The role of the financial services sector in the diversification of any economy cannot be taken lightly. The sector can promote jobs and economic growth.

A report by KPMG ahead of November’s G20 summit in Brisbane, Australia, emphasised that growth strategies such as increasing investment in infrastructure can all be accelerated by the financial sector. For example, adjusting the capital and liquidity rules on banks undertaking long-term financing could boost investment.

For this to be tapped fully, there is a need for a financial regulatory reform agenda.

Reforms are often implemented inconsistently across jurisdictions, and this has led to higher regulatory costs, greater uncertainty and reduced availability of financial products to help fuel economic growth. There is also the concern that the current environment has reduced the number of market participants, which reduces choice and does not help to sustain competitive and innovative markets.

Everyone agrees that the financial industry globally has made significant progress on the capital front, but still faces numerous challenges with governance and culture. Expectations around risk culture can be opaque. In many cases, management has yet to develop a culture for its organisation.

There is an urgent need for banks to intensify their efforts to introduce culture and behavioural change so that regulators can more comfortably step back. The current environment, in which regulators believe they need to tackle everything because a portion of the sector cannot be trusted to play its part in improving standards, is unproductive.

Board reporting should include clear evidence, which can be shared with supervisors, that appropriate action is taking place. Getting this right and creating some constraints will rebuild trust with society more widely and allow banks to support the economy.

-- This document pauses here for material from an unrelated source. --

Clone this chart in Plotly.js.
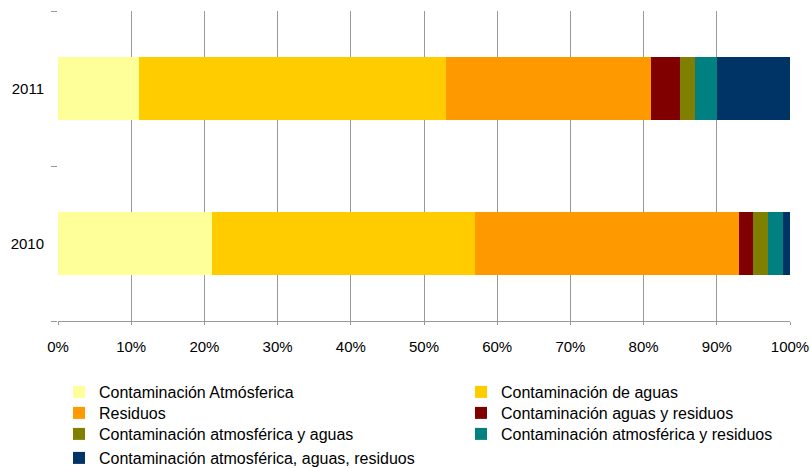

The regulatory reform agenda is perhaps the biggest driver of strategic and operational change. Managing it is a key challenge for the banking industry. Banks have to contend with a multitude of new rules – global, regional and national – with each jurisdiction moving at its own pace and applying its own interpretation to commonly agreed high-level principles.

There is a need to reduce regulatory disincentives and encourage banks to lend to small businesses, infrastructure and trade finance – for example, adjusting regulation to put the same capital and liquidity requirements on high-quality securitisation of bank lending as there are on covered bonds.

Further, insurers and other long-term investors should be encouraged to lend to infrastructure and small businesses, creating a regulatory regime and business environment that encourages lending to long-term capital projects.

Current and pending regulatory revisions have diverse effects on bank structures, requiring sweeping structural changes. Banks are now adapting their structures, refocusing their activities and pursuing cost reductions. Such changes may ultimately prove costly for bank clients and dampen overall economic growth.

Banks in several jurisdictions are further responding by spinning off holding companies, operating subsidiaries, revising their internal governance and control structures, creating regional hubs or localising their operations to decentralise services previously performed by the group.

Many banks are focusing on core activities, either retreating from entire international markets or exiting certain business lines, and are assessing their capital and liquidity positions against Basel 3 and cash reserve requirements. They are adjusting their balance sheets in terms of capital, risk-weighted assets, capital and leverage ratios, and funding sources.

Finally, supervisors have begun to focus more on the culture of banks. There is a growing recognition that one key driver of poor decision-making ahead of the financial crisis, and of successive mis-selling episodes and other scandals in both retail and wholesale banking, was poor cultural standards in many banks.